Sweet Malida by Zilka Joseph

Author:  Zilka Joseph

The cover to Sweet Malida by Zilka JosephWoodstock, New York. Mayapple Press. 2024. 66 pages.

I’m able to read Sweet Malida outside of my own Judaism and culture and appreciate Zilka Joseph’s meticulous research efforts on the subject of the Bene Israel Jews of India. She opens a doorway into a culture few in the West are familiar with. Malida refers to a typical Bene Israel custom, the preparation of ceremonial foods comprised of special ingredients particular to the people and their faith. When I add back my own Jewish heritage to my reception of Sweet Malida, I am overwhelmed by what Joseph has achieved. This Bene Israel woman has become a legitimized and enduring voice for Jews of Indian extraction, giving meaning and definition to a group of people with a fascinating history and juxtaposition within the myriad Indian cultures. Those who know of the community may still fall short of appreciating the challenge and beauty of being in two worlds, that of India’s rich tapestry and Joseph’s Jewish ancestry and faith. 
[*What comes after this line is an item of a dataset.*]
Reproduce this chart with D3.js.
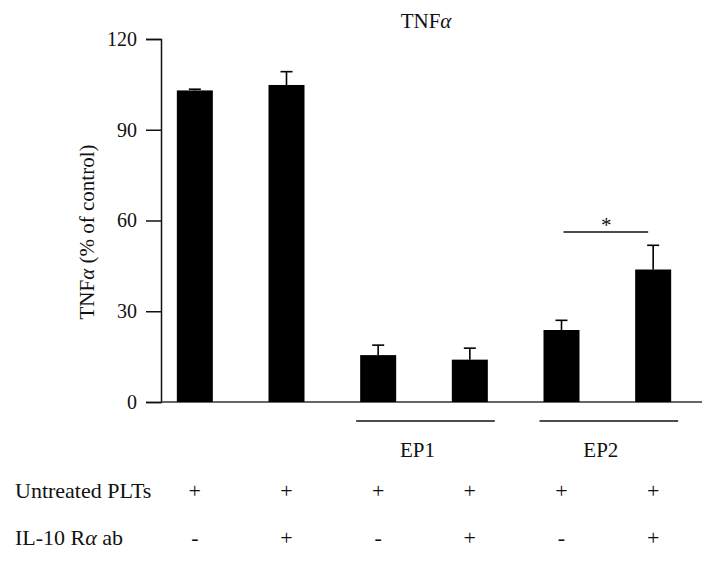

Being Egyptian Mizrahi and French Sephardi Jewish myself, I intimately understand such hybridity. In a world where Judaism is dominated by the writing and culture of Ashkenazi Jews, the lesser-known groups’ unique cultures are often overlooked. Even Jews within the faith are unaware of these splinter groups and what they bring to the table of Judaism. Sephardi Jews, often called conversos because of needing to hide in Catholicism to avoid martyrdom, lost many of their cultural totems once in Mexico and are in the process of regaining them through an integration of their adopted Catholicism and the heritage of their ancestral Jews. Similarly, the Bene Israel had the bare bones of Judaism before Christians and Jews later reintroduced lost elements. 
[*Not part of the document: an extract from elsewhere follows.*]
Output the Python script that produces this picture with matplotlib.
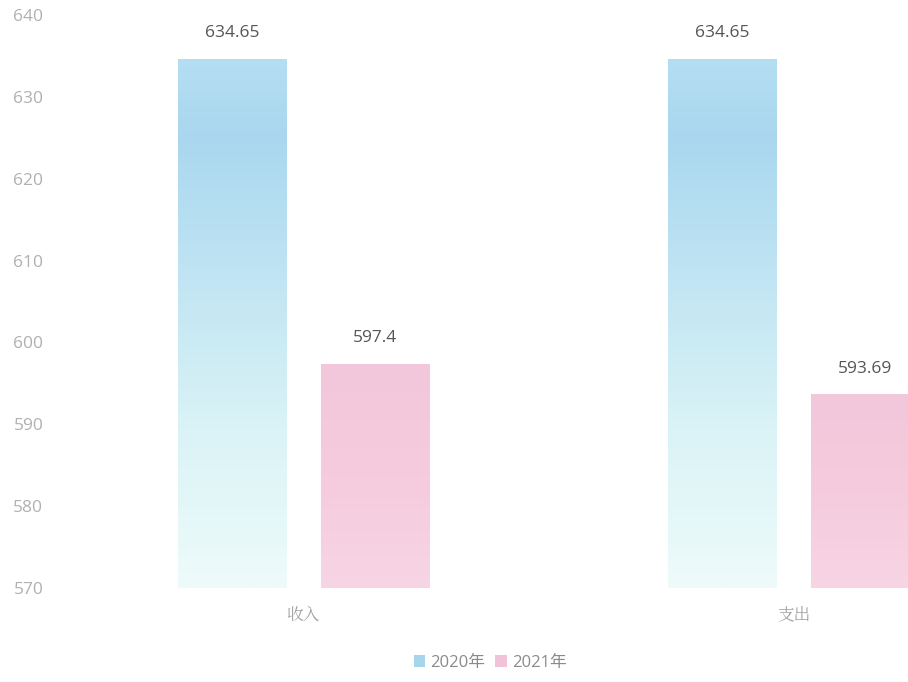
import matplotlib
matplotlib.use("Agg")
import matplotlib.pyplot as plt
import numpy as np
from matplotlib.colors import LinearSegmentedColormap
from matplotlib.patches import Patch

plt.rcParams['font.family'] = ['Open Sans', 'Noto Sans CJK SC', 'DejaVu Sans']

categories = ['收入', '支出']
series_names = ['2020年', '2021年']
values_2020 = [634.65, 634.65]
values_2021 = [597.4, 593.69]
yticks = [570, 580, 590, 600, 610, 620, 630, 640]

W, H = 908, 682
fig = plt.figure(figsize=(W / 100, H / 100), dpi=100)
ax = fig.add_axes([60 / W, 1 - 588 / H, (W - 60) / W, (588 - 15) / H])

ymin, ymax = 570, 640
ax.set_ylim(ymin, ymax)
ax.set_xlim(-0.498, 1.233)

blue_cmap = LinearSegmentedColormap.from_list(
    'b', [(0.0, '#eefbfa'), (0.3, '#daf3f6'), (0.6, '#bfe4f3'), (0.85, '#aad7ef'), (1.0, '#b4def2')])
pink_cmap = LinearSegmentedColormap.from_list(
    'p', [(0.0, '#f7d5e4'), (0.5, '#f5cbdd'), (1.0, '#f3c7db')])

width = 0.222
offset = 0.146
x = np.arange(len(categories))
grad = np.linspace(0, 1, 256).reshape(-1, 1)

for vals, cmap, off in [(values_2020, blue_cmap, -offset), (values_2021, pink_cmap, offset)]:
    bars = ax.bar(x + off, np.array(vals) - ymin, width, bottom=ymin, color='none', edgecolor='none')
    for b, v in zip(bars, vals):
        x0 = b.get_x()
        im = ax.imshow(grad, cmap=cmap, aspect='auto', origin='lower',
                       extent=[x0, x0 + b.get_width(), ymin, v], zorder=2)
        im.set_clip_path(b)
        ax.text(x0 + b.get_width() / 2, v + 3.1, f'{v:g}', ha='center', va='center',
                fontsize=12.5, color='#555555')

ax.set_xticks(x)
ax.set_xticklabels(categories, fontsize=12, color='#a0a0a0', family=['Noto Serif CJK SC', 'Noto Sans CJK SC'])
ax.set_yticks(yticks)
ax.set_yticklabels([str(t) for t in yticks], fontsize=12.5, color='#b0b0b0')
ax.tick_params(length=0)
ax.tick_params(axis='y', pad=12)
ax.tick_params(axis='x', pad=13)
for s in ax.spines.values():
    s.set_visible(False)

handles = [Patch(facecolor='#a6d6ec', edgecolor='none'), Patch(facecolor='#f2c2d8', edgecolor='none')]
leg = fig.legend(handles, series_names, loc='center', bbox_to_anchor=(490 / W, 1 - 663 / H),
                 ncol=2, frameon=False, fontsize=12, handlelength=0.7, handleheight=0.7,
                 handletextpad=0.3, columnspacing=0.6)
for t in leg.get_texts():
    t.set_color('#8a8a8a')

fig.savefig('out.png', dpi=100)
Identity, therefore, is hard to truly appreciate for someone outside this experience of assimilation and loss. Finding a way of locating this loss and reenergizing it through recognition and remembrance is hopeful and necessary to move forward. Like Joseph, I am also an immigrant to America, and located in her poetry, I recognize the same passions, sense of dislocation, and queried selfhood that I myself have contemplated. As a writer, Joseph strikes me as being fearless; she writes of all truths, and in such ways our eyes are reopened to what essentially matters both to a human and a Bene Israel Indian woman. Without knowing her heritage, I was reminded of how “Jewish” this trait is; to question and find oneself through inquiry and self-searching. As I have come to know Joseph through her writing, I can see the breadth of her experiences in multiworlds and how this has furnished her fine mind when addressing the historic contextualization of her people. The sensory evocation of “home” is especially relevant when you consider that for these Jews, home was the hearthplace of their faith as well as their ancestors, the two inextricably linked, lost through time and somehow regained: 

he drew maps drew diagrams in his 
own hand
and talked of Cairo and Alexandria 
the friends he made
where are they now
my third eye is the unsleeping captain 
of the dark
purple ink turns brown
writing fades. (“Leaf Boat”)

In “Leaf Boat,” an epic poem, the history and actual smell, color, and texture of the past is pulled from history and made real again. Like a Golem, it stands undisputed, inheriting the modern world with its rich history, one I have heard similar stories of from my grandparents. A story told to Joseph by her father, claimed over time again, is now immortalized in Sweet Malida, for future generations to inherit. What greater purpose has a writer than to uncover and protect knowledge for others?